Indeed, when she tells you that her latest show, Sooz On Film—about a screenplay she genuinely sent Martin Scorsese at 16, to star her and Robert De Niro—is her most personal, you believe her, despite her 2014 debut being about their parents' divorce. Sooz's relationship with her estranged actor father is a knotty, troubled one which she's referenced in a number of shows. She even played a version of him in her character showcase last year, complete with wig and facial hair.

Now though, Mark Kempner also gets played by his son in his most personal show to date, Take a Long Hard Luke at Yourself, inspired by Kempner Sr. presenting him with a sat nav on which his father had recorded his own voice. “Part of why I became an impressionist comes from my experiences with him.

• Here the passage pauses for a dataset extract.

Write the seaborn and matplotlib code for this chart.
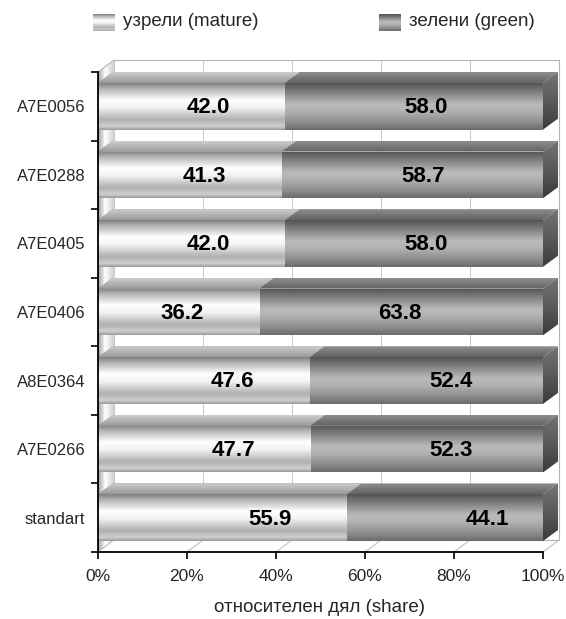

I talk about the father-son relationship and which direction that pushed me,” Luke says.

“I talk a lot about how my life is very sorted, how I have a wife, a little dog and I'm very happy. But then I have another side of my life which is unresolved, the relationship with my father and our parents' divorce in general.” Amidst all the celebrity impersonations, he says, “I explore that a little bit, in a funny way hopefully”.

From their horse-riding mother meanwhile, the Kempners inherited their love of animals. Sooz has gone on to become a handler on films such as last year's Oscar-winning The Danish Girl, which made her “feel very unattractive, because Alicia Vikander is very beautiful. And I was covered in dog hair”.

Both accept though, that neither they nor their parents are the highest achievers in their family. “Our pets have better CVs than us,” Luke admits. His dog Pongo starred in the Legally Blonde musical, their childhood pooch was in a Nissan advert, and their cat Boris was Jonesy in Aliens. Sooz sighs. “I'll never be as iconic as my own cat.”